Aizawl, Nov 01 (UNI) With a view to preventing the Mautam (bamboo flowering) rats from devouring their crops, the farmers in Mizoram have launched a unique drive to end the rodent menace.
Official sources said here today that according to an initiative taken up by the state Rodent Control Committee a few months back, it would pay volunteers Rs two for each rat killed, provided they produced the rat tails as a proof.
''We are getting good response. After the launch of the cash-for-rat tails policy, the farmers have shown great enthusiasm in killing rats. The tails are piling up everyday,'' assistant plant protection officer James Lalsiamliana said.
The Agriculture officials said cremating the rat tails in the presence of the media was felt necessary to avoid purchasing the same rat tails more than once.
''About 11,106 rat tails were collected from different villages in Aizawl district alone and torched this morning. However, more rat tails poured in after we left for the cremation,'' Aizawl District Agriculture Officer (DAO) Lalzarliana informed.
He also said Ratu village in Northeast Mizoram contributed the most number of rat tails burnt today.
The cash-for-rat tails scheme received great response from other districts too.
In Lunglei district, 30,600 rat tails had been disposed off while the Kolasib DAO collected 10,000 rat tails from the farmers.
Farmers in Serchhip district contributed 10,500 rat tails, while those from Mamit managed to kill 16,000 rats.
The Agriculture officials pointed out that besides these, thousands of rats killed in mass poisoning went unreported following inability to collect the tails.
The officials admitted that the rodents had executed large-scale damage despite all the precautionary measures.
According to estimates, the state's rice produce had fallen by 70-80 per cent, of which 80 per cent was attributed to rodent attacks and 20 per cent to pests, both related to the catastrophic Mautam that occurs every 48 years.
The Plant Protection Squad (PPS), under the Aizawl DAO, headed by subject matter specialist J Rotluanga, spent several nights in the jhums, studying the activities of the rice-attacking rodents.
The team concluded from its research that even wet rice cultivations were not safe from the rodents, refuting the general belief during the previous Mautam.
An army of about 30-40 rats attacks a single jhum at a given point of time.
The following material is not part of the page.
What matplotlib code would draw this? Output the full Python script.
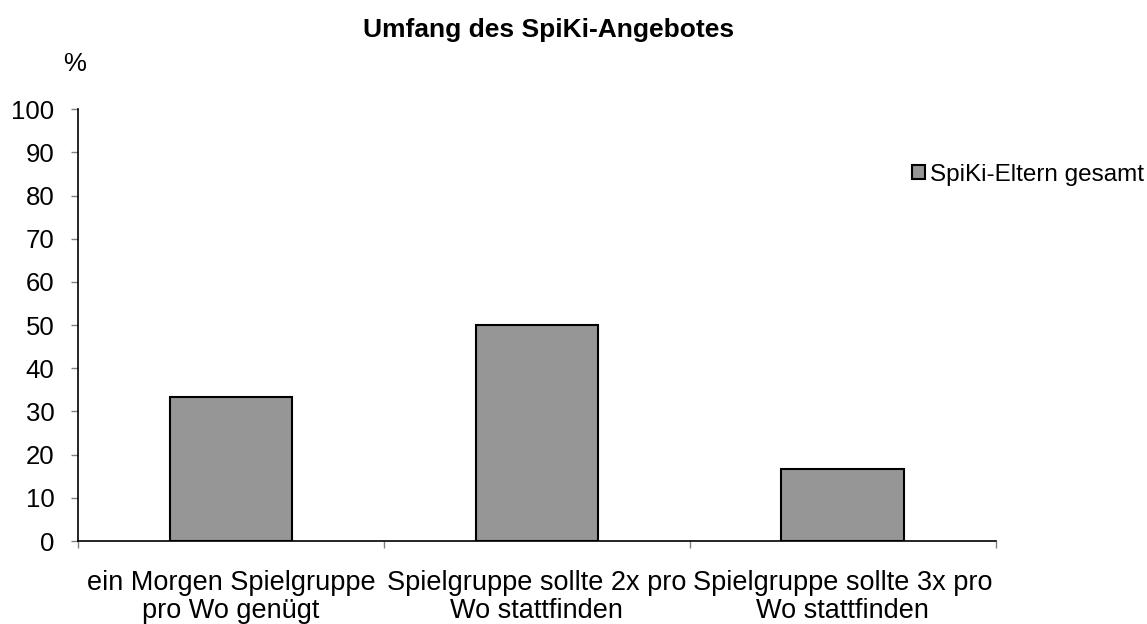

They arrive at the jhum early in the morning and devour the entire jhum within five to ten days, the officials said.
The rats also damage other crops, including brinjals, chillies, soyabean, grapes, passion-fruits, sugarcanes, lady's fingers and pumpkin, their favourite being rice, the officials said.
Phulrua (dendrocalamus hamiltonii) flower in different parts of Mizoram, the agriculture officials informed, emphasising the need to cut down this variety of bamboo before their full bloom, likely in February-March, to avoid proliferation of rodents.
The PPS also inferenced that fencing of jhum was of great help against rodent attacks and advised the farmers to fence their jhums.
The Agriculture officials stated that many farmers had been left with no foodgrains even enough for sowing in the next year following the rodent attacks.